We can do this like so:

In [10]:
# Connecting to the Database
def create_db_connection(host_name, user_name, user_password, db_name):
    connection = None
    try:
        connection = mysql.connector.connect(
            host=host_name,
            user=user_name,
            passwd=user_password,
            database=db_name
        )
        print("MySQL Database connection successful")
    except Error as err:
        print(f"Error: '{err}'")

    return connection

In [11]:
# Creating a Query Execution Function
def execute_query(connection, query):
    cursor = connection.cursor()
    try:
        cursor.execute(query)
        connection.commit()
        print("Query successful")
    except Error as err:
        print(f"Error: '{err}'")

In [18]:
# Creating Tables
create_newsarticle_table = """
CREATE TABLE news_article (
  id int(11) NOT NULL AUTO_INCREMENT,
  title varchar(255) COLLATE utf8mb4_unicode_520_ci NOT NULL DEFAULT '',
  url varchar(255) CHARACTER SET latin1 NOT NULL DEFAULT '',
  content longtext COLLATE utf8mb4_unicode_520_ci,
  summary text COLLATE utf8mb4_unicode_520_ci,
  article_ts bigint(20) NOT NULL DEFAULT '0' COMMENT 'published timestamp of article',
  published_date date DEFAULT NULL,
  inserted timestamp NOT NULL DEFAULT CURRENT_TIMESTAMP,
  updated timestamp NOT NULL DEFAULT CURRENT_TIMESTAMP ON UPDATE CURRENT_TIMESTAMP,
  PRIMARY KEY (id),
  UNIQUE KEY UNIK (url)
) ENGINE=InnoDB DEFAULT CHARSET=utf8mb4 COLLATE=utf8mb4_unicode_520_ci;
 """

connection = create_db_connection("localhost", "root", "insert your mysql password here", "news_article") # Connect to the Database
execute_query(connection, create_newsarticle_table) # Execute our defined query

MySQL Database connection successful
Query successful


*Since the task is `to import the news details to a database`, I will perform how to make a query to import the information `manually`.*

In [29]:
# Populating the Tables
pop_newsarticle = """
INSERT INTO news_article VALUES
(1, 'ANTARA News Jambi Terkini', 'https://jambi.antaranews.com', 'News And Service from ANTARA News Jambi', NULL, NULL, 'Sun, 28 Aug 2022 21:39:36 +0700', NULL, NULL);
"""

connection = create_db_connection("localhost", "root", "insert your mysql password here", "news_article")
execute_query(connection, pop_newsarticle)

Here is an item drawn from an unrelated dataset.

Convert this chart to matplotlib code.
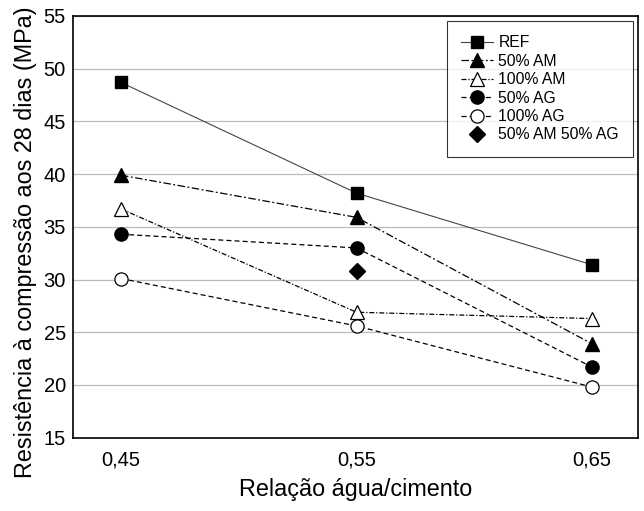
import matplotlib
matplotlib.use("Agg")
import matplotlib.pyplot as plt

plt.rcParams['font.family'] = ['Liberation Sans', 'DejaVu Sans']

x = [0.45, 0.55, 0.65]
ref = [48.7, 38.2, 31.4]
am50 = [39.9, 35.9, 23.9]
am100 = [36.7, 26.9, 26.3]
ag50 = [34.3, 33.0, 21.7]
ag100 = [30.1, 25.6, 19.8]
x_mix = [0.55]
mix = [30.8]

fig = plt.figure(figsize=(6.44, 5.11), dpi=100)
ax = fig.add_axes([72.7/644, 1 - 437.7/511, (638 - 72.7)/644, (437.7 - 16)/511])

ax.plot(x, ref, '-', color='#444444', lw=0.8, marker='s', ms=8.5, mfc='black', mec='black', label='REF')
ax.plot(x, am50, color='black', lw=0.9, dashes=[6, 2, 1.5, 2], marker='^', ms=10.5, mfc='black', mec='black', label='50% AM')
ax.plot(x, am100, color='black', lw=0.9, dashes=[4, 1.5, 1, 1.5], marker='^', ms=10.5, mfc='white', mec='black', mew=0.9, label='100% AM')
ax.plot(x, ag50, color='black', lw=0.9, dashes=[4, 2.5], marker='o', ms=9.5, mfc='black', mec='black', label='50% AG')
ax.plot(x, ag100, color='black', lw=0.9, dashes=[4, 2.5], marker='o', ms=9.5, mfc='white', mec='black', mew=0.9, label='100% AG')
ax.plot(x_mix, mix, ls='none', marker='D', ms=8.5, mfc='black', mec='black', label='50% AM 50% AG')

ax.set_xlim(0.4295, 0.6695)
ax.set_ylim(15, 55)
ax.set_xticks(x)
ax.set_xticklabels(['0,45', '0,55', '0,65'])
ax.set_yticks(range(15, 56, 5))
ax.tick_params(length=0, labelsize=14.5)
ax.tick_params(axis='x', pad=9)
ax.tick_params(axis='y', pad=5)
ax.yaxis.grid(True, color='#bbbbbb', lw=0.9)
ax.set_axisbelow(True)
for s in ax.spines.values():
    s.set_linewidth(1.2)
    s.set_color('black')

ax.set_xlabel('Relação água/cimento', fontsize=16.8, labelpad=6)
ax.set_ylabel('Resistência à compressão aos 28 dias (MPa)', fontsize=16.8)
ax.yaxis.set_label_coords(-0.063, 0.463)

leg = ax.legend(loc='upper right', fontsize=11.3, frameon=True, fancybox=False,
                edgecolor='black', handlelength=2.0, handletextpad=0.35,
                borderpad=0.9, labelspacing=0.22, borderaxespad=0,
                bbox_to_anchor=(0.991, 0.988))
leg.get_frame().set_linewidth(0.8)

fig.savefig('out.png', dpi=100)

MySQL Database connection successful
Error: '1048 (23000): Column 'article_ts' cannot be null'


***Column `article_ts`*** cannot be null, I inserted `NULL` values because I'm still searching for how to convert the string value (*since the timestamp scrapped result is in `string` form*), I'll fix it later soon.

But at least we've near to reach the goal that is to scrapp the news articles using rss links and importing the result on a database.